As America was gearing up for Election Day, hackers reportedly targeted pro-Clinton phone lines, in an attempt to subvert the Clinton campaign's efforts. However, according to Utah-based TCN, the targeted phone bank service, the attack may also have affected the Trump campaign. An anonymous 4chan user going by the pseudonym Sparky claimed that he/she had leveraged the now-prolific Mirai botnet to conduct the attack.

"The ironic thing is that they were probably impacting Republican calls just as much as Democrat calls," said Jesse Bird, TCN's chief technology officer, Wired reported. Bird confirmed that TCN was the target of a DDoS attack that started late on Sunday (6 November) and lasted for around 24 hours. The attack effectively took the firm's web-based software offline for much of Monday (7 November), which most political groups consider to be an important day of the election season to make get-out-the-vote phone calls.

Sparky wrote on 4chan: "List targets here that if taken out could harm Clinton's chances of winning and I will pounce on them like a wild animal. Not sleeping until after this election is over."

Although the DDoS attack failed to prevent volunteers from actually making calls to voters, it did periodically block volunteers from accessing the software that provided call scripts and stored contacts. "They found the spot where they might be able to hurt us, and they pushed hard," Bird said. "They didn't shut down our services by any means. But they sure made my life difficult."

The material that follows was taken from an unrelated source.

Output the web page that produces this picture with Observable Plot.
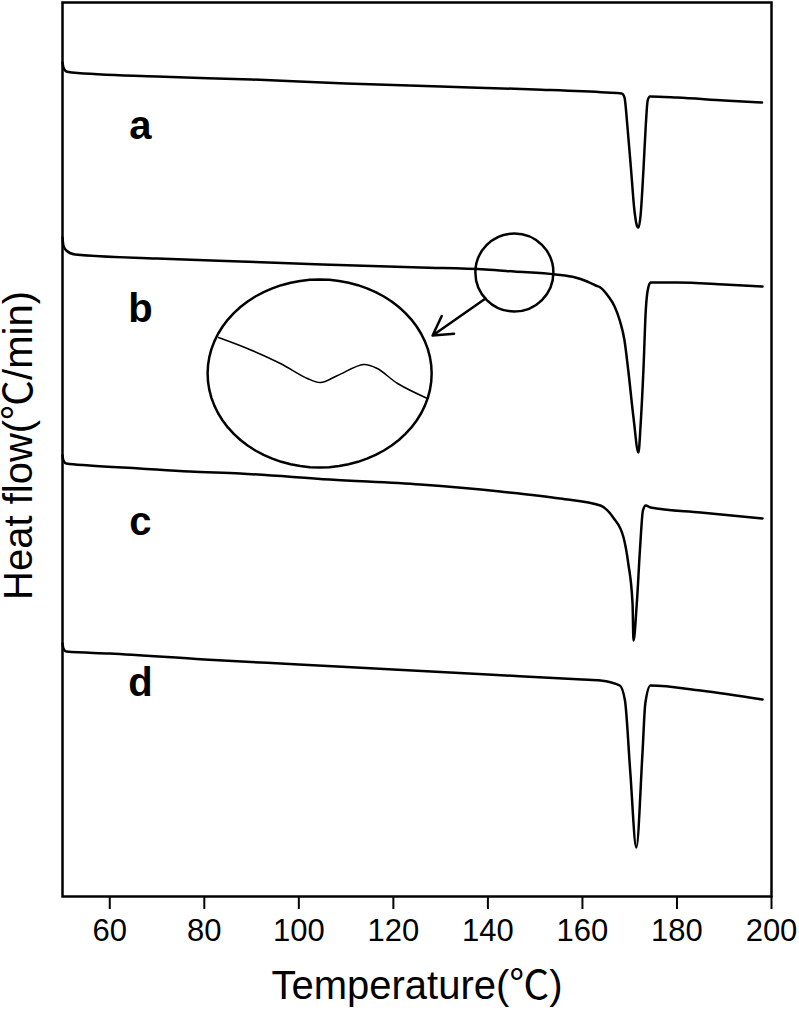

Bird did not name any of TCN's clients, citing non-disclosure agreements. However, he acknowledged that conservative groups were also clients of the firm. "It's kind of odd and a little awkward to be caught in something that may be politically motivated," Bird added. "We don't have a dog in any fight."

4chan hackers targeted pro-Clinton phone lines a day before election
An anonymous 4chan user going by the pseudonym Sparky claimed that he/she had leveraged the now-prolific Mirai botnet to conduct the attack Reuters

TCN dealt with the attack by quadrupling its number of proxy servers, in efforts to absorb and filter out the attack traffic. The firm also hired cybersecurity firm CloudFlare to help protect them from future attacks. Bird said although the attack failed to take the firm's services offline, the slowdown experienced by clients may have affected pro-Clinton campaigners' efforts. "For organisations that are mostly volunteer-based, that's a big deal. If volunteers get frustrated, they quit," said Bird.

The Clinton campaign, however, told Wired that it was unaware of the attack and that the campaign remained unaffected by it. The Trump campaign is yet to comment on the matter.